### REQUIREMENT
Every line below is to be copied exactly, with the pictures left out.

%%

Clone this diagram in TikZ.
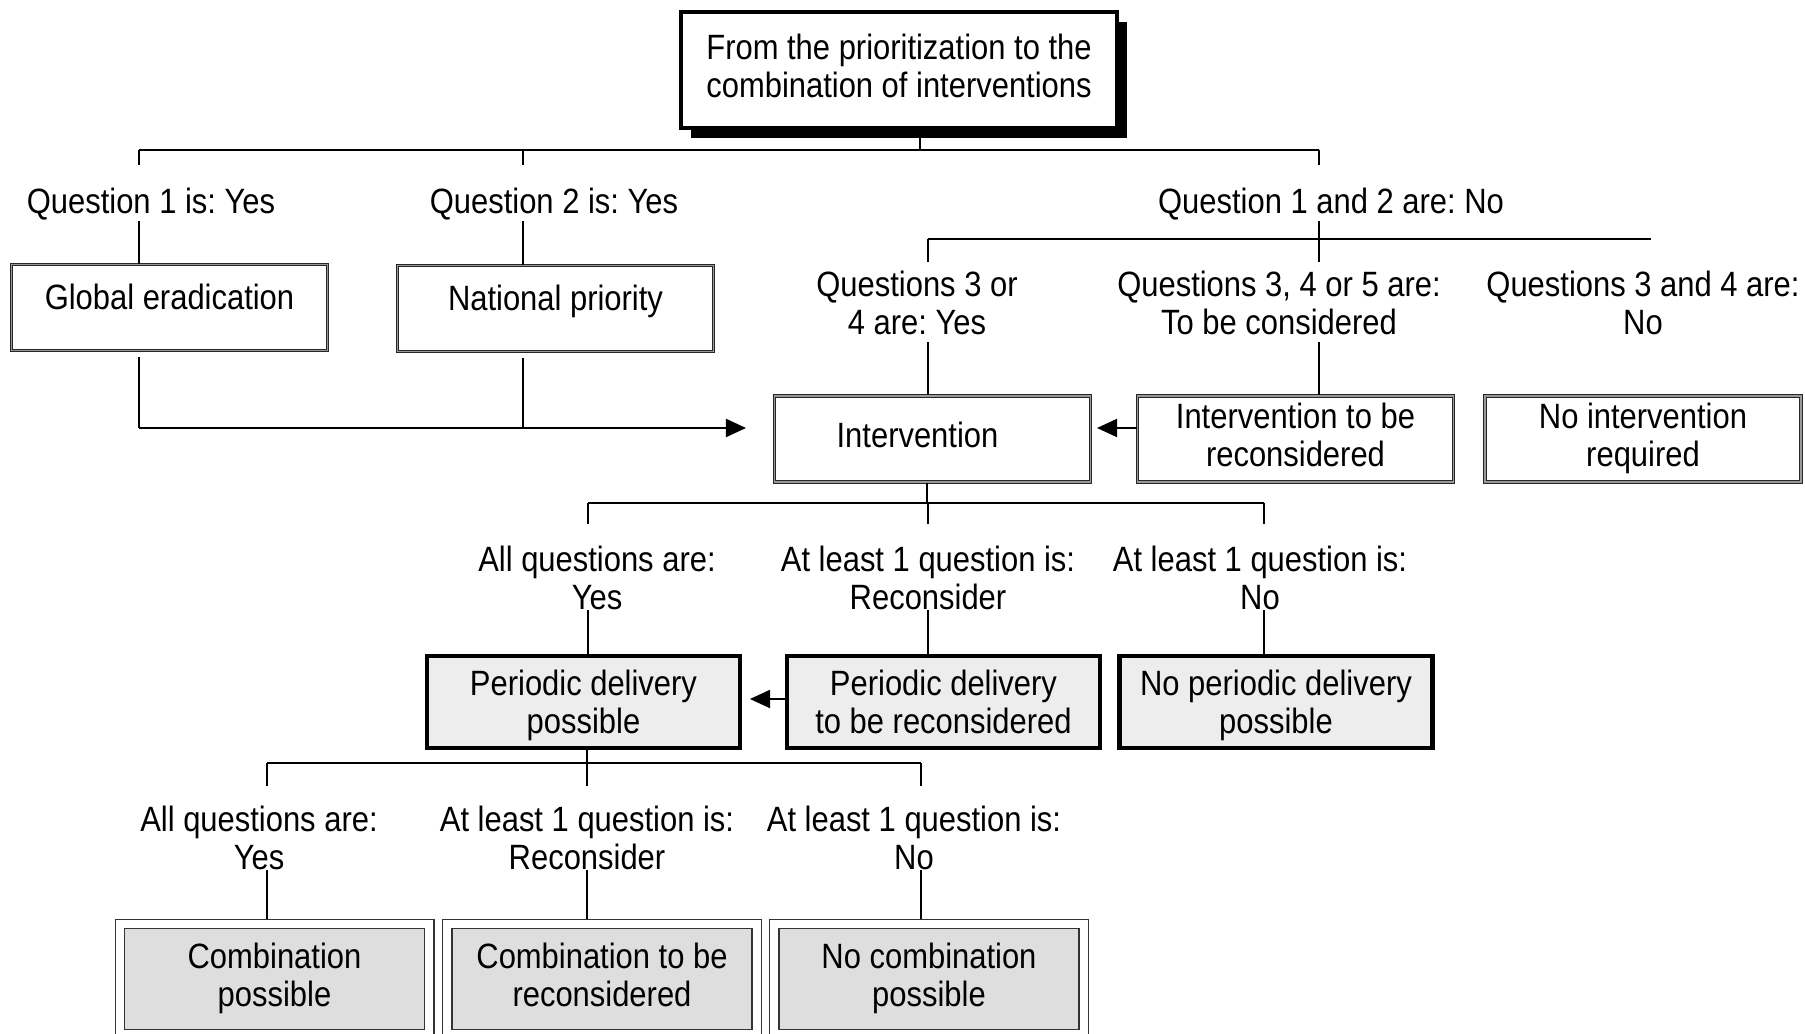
\documentclass[tikz,border=0pt]{standalone}
\usepackage{fontspec}
\setmainfont{Liberation Sans}[FakeStretch=0.88]
\usetikzlibrary{arrows.meta,shadows}
\frenchspacing

\begin{document}
\begin{tikzpicture}[x=0.01cm, y=-0.01cm, font=\fontsize{10}{10.8}\selectfont]

\tikzset{topbox/.style = {draw, line width=1.2pt, fill=white, align=center, text depth=2.2pt, minimum width=4.36cm, minimum height=1.16cm, drop shadow={shadow xshift=0.1cm, shadow yshift=-0.1cm, fill=black, opacity=1}}}
\tikzset{plainbox/.style = {draw=black!85, double=black!40, double distance=0.35pt, line width=0.35pt, align=center, text depth=2.2pt, inner ysep=1pt, minimum width=3.16cm, minimum height=0.86cm}}
\tikzset{deliverbox/.style = {draw, line width=1.3pt, fill=black!7, align=center, text depth=0pt, inner ysep=1pt, minimum width=3.13cm, minimum height=0.92cm}}
\tikzset{combobox/.style = {draw=black!80, double=white, double distance=0.08cm, line width=0.4pt, fill=black!13, align=center, text depth=2.2pt, inner ysep=1pt, minimum width=3.09cm, minimum height=1.10cm, outer sep=0.05cm}}
\tikzset{answer/.style = {align=center, inner sep=0pt}}
\tikzset{edge/.style = {line width=0.55pt}}
\tikzset{arrow/.style = {edge, -{Triangle[length=0.2cm, width=0.18cm]}}}

\useasboundingbox (0,0) rectangle (1805,1034);

% boxes
\node[topbox] (top) at (899,70) {From the prioritization to the\\combination of interventions};
\node[plainbox, text depth=6pt] (glob) at (169.5,307.5) {Global eradication};
\node[plainbox, text depth=6pt] (natl) at (555.5,308.5) {National priority};
\node[plainbox] (intv) at (932.5,439) {Intervention\hspace*{0.3cm}};
\node[plainbox] (intvre) at (1295.5,439) {Intervention to be\\reconsidered};
\node[plainbox] (nointv) at (1643,439) {No intervention\\required};
\node[deliverbox] (pd) at (583.5,702) {Periodic delivery\\possible};
\node[deliverbox] (pdre) at (943.5,702) {Periodic delivery\\to be reconsidered};
\node[deliverbox] (nopd) at (1276,702) {No periodic delivery\\possible};
\node[combobox] (comb) at (274.5,979) {Combination\\possible};
\node[combobox] (combre) at (602,979) {Combination to be\\reconsidered};
\node[combobox] (nocomb) at (929,979) {No combination\\possible};

% answers
\node[answer] (q1) at (151,204.5) {Question 1 is: Yes};
\node[answer] (q2) at (554,204.5) {Question 2 is: Yes};
\node[answer] (q3) at (1331,204.5) {Question 1 and 2 are: No};
\node[answer] (q4) at (917,302.5) {Questions 3 or\\4 are: Yes};
\node[answer] (q5) at (1279,302.5) {Questions 3, 4 or 5 are:\\To be considered};
\node[answer] (q6) at (1643,302.5) {Questions 3 and 4 are:\\No};
\node[answer] (r1) at (597,577.5) {All questions are:\\Yes};
\node[answer] (r2) at (928,577.5) {At least 1 question is:\\Reconsider};
\node[answer] (r3) at (1260,577.5) {At least 1 question is:\\No};
\node[answer] (s1) at (259,837.5) {All questions are:\\Yes};
\node[answer] (s2) at (587,837.5) {At least 1 question is:\\Reconsider};
\node[answer] (s3) at (914,837.5) {At least 1 question is:\\No};

% joints
\coordinate (t0) at (920,150);
\coordinate (t1) at (139,150);
\coordinate (t2) at (523,150);
\coordinate (t3) at (1319,150);
\coordinate (w1) at (928,239);
\coordinate (w2) at (1651,239);
\coordinate (mtip) at (746,428);
\coordinate (rtip) at (1097,428);
\coordinate (u0) at (927,503);
\coordinate (u1) at (588,503);
\coordinate (u2) at (928,503);
\coordinate (u3) at (1264,503);
\coordinate (ptip) at (750,699);
\coordinate (v0) at (587,763);
\coordinate (v1) at (267,763);
\coordinate (v3) at (921,763);

%edges
\begin{scope}[every path/.style={edge}]
       \draw (t0 |- top.south) -- (t0);
       \draw (t1) -- (t3);
       \draw[shorten >=0.23cm] (t1) -- (t1 |- q1.north);
       \draw[shorten >=0.23cm] (t2) -- (t2 |- q2.north);
       \draw[shorten >=0.23cm] (t3) -- (t3 |- q3.north);
       \draw (t1 |- q1.south) -- (t1 |- glob.north);
       \draw (t2 |- q2.south) -- (t2 |- natl.north);
       \draw[shorten >=0.08cm] (t3 |- q3.south) -- (t3 |- q5.north);
       \draw (w1) -- (w2);
       \draw[shorten >=0.08cm] (w1) -- (w1 |- q4.north);
       \draw[shorten <=0.07cm] (w1 |- q4.south) -- (w1 |- intv.north);
       \draw[shorten <=0.07cm] (t3 |- q5.south) -- (t3 |- intvre.north);
       \draw[shorten <=0.06cm] (t1 |- glob.south) -- (t1 |- mtip);
       \draw[shorten <=0.06cm] (t2 |- natl.south) -- (t2 |- mtip);
       \draw[arrow] (t1 |- mtip) -- (mtip);
       \draw[arrow] (intvre.west |- rtip) -- (rtip);
       \draw (u0 |- intv.south) -- (u0);
       \draw (u1) -- (u3);
       \draw[shorten >=0.21cm] (u1) -- (u1 |- r1.north);
       \draw[shorten >=0.21cm] (u2) -- (u2 |- r2.north);
       \draw[shorten >=0.21cm] (u3) -- (u3 |- r3.north);
       \draw (u1 |- r1.south) -- (u1 |- pd.north);
       \draw (u2 |- r2.south) -- (u2 |- pdre.north);
       \draw (u3 |- r3.south) -- (u3 |- nopd.north);
       \draw[arrow] (pdre.west |- ptip) -- (ptip);
       \draw (v0 |- pd.south) -- (v0);
       \draw (v1) -- (v3);
       \draw[shorten >=0.19cm] (v1) -- (v1 |- s1.north);
       \draw[shorten >=0.19cm] (v0) -- (v0 |- s2.north);
       \draw[shorten >=0.19cm] (v3) -- (v3 |- s3.north);
       \draw (v1 |- s1.south) -- (v1 |- comb.north);
       \draw (v0 |- s2.south) -- (v0 |- combre.north);
       \draw (v3 |- s3.south) -- (v3 |- nocomb.north);
\end{scope}

\end{tikzpicture}
\end{document}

%%

### PROBLEM SOLUTION
Clone this diagram in TikZ.
\documentclass[tikz,border=0pt]{standalone}
\usepackage{fontspec}
\setmainfont{Liberation Sans}[FakeStretch=0.88]
\usetikzlibrary{arrows.meta,shadows}
\frenchspacing

\begin{document}
\begin{tikzpicture}[x=0.01cm, y=-0.01cm, font=\fontsize{10}{10.8}\selectfont]

\tikzset{topbox/.style = {draw, line width=1.2pt, fill=white, align=center, text depth=2.2pt, minimum width=4.36cm, minimum height=1.16cm, drop shadow={shadow xshift=0.1cm, shadow yshift=-0.1cm, fill=black, opacity=1}}}
\tikzset{plainbox/.style = {draw=black!85, double=black!40, double distance=0.35pt, line width=0.35pt, align=center, text depth=2.2pt, inner ysep=1pt, minimum width=3.16cm, minimum height=0.86cm}}
\tikzset{deliverbox/.style = {draw, line width=1.3pt, fill=black!7, align=center, text depth=0pt, inner ysep=1pt, minimum width=3.13cm, minimum height=0.92cm}}
\tikzset{combobox/.style = {draw=black!80, double=white, double distance=0.08cm, line width=0.4pt, fill=black!13, align=center, text depth=2.2pt, inner ysep=1pt, minimum width=3.09cm, minimum height=1.10cm, outer sep=0.05cm}}
\tikzset{answer/.style = {align=center, inner sep=0pt}}
\tikzset{edge/.style = {line width=0.55pt}}
\tikzset{arrow/.style = {edge, -{Triangle[length=0.2cm, width=0.18cm]}}}

\useasboundingbox (0,0) rectangle (1805,1034);

% boxes
\node[topbox] (top) at (899,70) {From the prioritization to the\\combination of interventions};
\node[plainbox, text depth=6pt] (glob) at (169.5,307.5) {Global eradication};
\node[plainbox, text depth=6pt] (natl) at (555.5,308.5) {National priority};
\node[plainbox] (intv) at (932.5,439) {Intervention\hspace*{0.3cm}};
\node[plainbox] (intvre) at (1295.5,439) {Intervention to be\\reconsidered};
\node[plainbox] (nointv) at (1643,439) {No intervention\\required};
\node[deliverbox] (pd) at (583.5,702) {Periodic delivery\\possible};
\node[deliverbox] (pdre) at (943.5,702) {Periodic delivery\\to be reconsidered};
\node[deliverbox] (nopd) at (1276,702) {No periodic delivery\\possible};
\node[combobox] (comb) at (274.5,979) {Combination\\possible};
\node[combobox] (combre) at (602,979) {Combination to be\\reconsidered};
\node[combobox] (nocomb) at (929,979) {No combination\\possible};

% answers
\node[answer] (q1) at (151,204.5) {Question 1 is: Yes};
\node[answer] (q2) at (554,204.5) {Question 2 is: Yes};
\node[answer] (q3) at (1331,204.5) {Question 1 and 2 are: No};
\node[answer] (q4) at (917,302.5) {Questions 3 or\\4 are: Yes};
\node[answer] (q5) at (1279,302.5) {Questions 3, 4 or 5 are:\\To be considered};
\node[answer] (q6) at (1643,302.5) {Questions 3 and 4 are:\\No};
\node[answer] (r1) at (597,577.5) {All questions are:\\Yes};
\node[answer] (r2) at (928,577.5) {At least 1 question is:\\Reconsider};
\node[answer] (r3) at (1260,577.5) {At least 1 question is:\\No};
\node[answer] (s1) at (259,837.5) {All questions are:\\Yes};
\node[answer] (s2) at (587,837.5) {At least 1 question is:\\Reconsider};
\node[answer] (s3) at (914,837.5) {At least 1 question is:\\No};

% joints
\coordinate (t0) at (920,150);
\coordinate (t1) at (139,150);
\coordinate (t2) at (523,150);
\coordinate (t3) at (1319,150);
\coordinate (w1) at (928,239);
\coordinate (w2) at (1651,239);
\coordinate (mtip) at (746,428);
\coordinate (rtip) at (1097,428);
\coordinate (u0) at (927,503);
\coordinate (u1) at (588,503);
\coordinate (u2) at (928,503);
\coordinate (u3) at (1264,503);
\coordinate (ptip) at (750,699);
\coordinate (v0) at (587,763);
\coordinate (v1) at (267,763);
\coordinate (v3) at (921,763);

%edges
\begin{scope}[every path/.style={edge}]
       \draw (t0 |- top.south) -- (t0);
       \draw (t1) -- (t3);
       \draw[shorten >=0.23cm] (t1) -- (t1 |- q1.north);
       \draw[shorten >=0.23cm] (t2) -- (t2 |- q2.north);
       \draw[shorten >=0.23cm] (t3) -- (t3 |- q3.north);
       \draw (t1 |- q1.south) -- (t1 |- glob.north);
       \draw (t2 |- q2.south) -- (t2 |- natl.north);
       \draw[shorten >=0.08cm] (t3 |- q3.south) -- (t3 |- q5.north);
       \draw (w1) -- (w2);
       \draw[shorten >=0.08cm] (w1) -- (w1 |- q4.north);
       \draw[shorten <=0.07cm] (w1 |- q4.south) -- (w1 |- intv.north);
       \draw[shorten <=0.07cm] (t3 |- q5.south) -- (t3 |- intvre.north);
       \draw[shorten <=0.06cm] (t1 |- glob.south) -- (t1 |- mtip);
       \draw[shorten <=0.06cm] (t2 |- natl.south) -- (t2 |- mtip);
       \draw[arrow] (t1 |- mtip) -- (mtip);
       \draw[arrow] (intvre.west |- rtip) -- (rtip);
       \draw (u0 |- intv.south) -- (u0);
       \draw (u1) -- (u3);
       \draw[shorten >=0.21cm] (u1) -- (u1 |- r1.north);
       \draw[shorten >=0.21cm] (u2) -- (u2 |- r2.north);
       \draw[shorten >=0.21cm] (u3) -- (u3 |- r3.north);
       \draw (u1 |- r1.south) -- (u1 |- pd.north);
       \draw (u2 |- r2.south) -- (u2 |- pdre.north);
       \draw (u3 |- r3.south) -- (u3 |- nopd.north);
       \draw[arrow] (pdre.west |- ptip) -- (ptip);
       \draw (v0 |- pd.south) -- (v0);
       \draw (v1) -- (v3);
       \draw[shorten >=0.19cm] (v1) -- (v1 |- s1.north);
       \draw[shorten >=0.19cm] (v0) -- (v0 |- s2.north);
       \draw[shorten >=0.19cm] (v3) -- (v3 |- s3.north);
       \draw (v1 |- s1.south) -- (v1 |- comb.north);
       \draw (v0 |- s2.south) -- (v0 |- combre.north);
       \draw (v3 |- s3.south) -- (v3 |- nocomb.north);
\end{scope}

\end{tikzpicture}
\end{document}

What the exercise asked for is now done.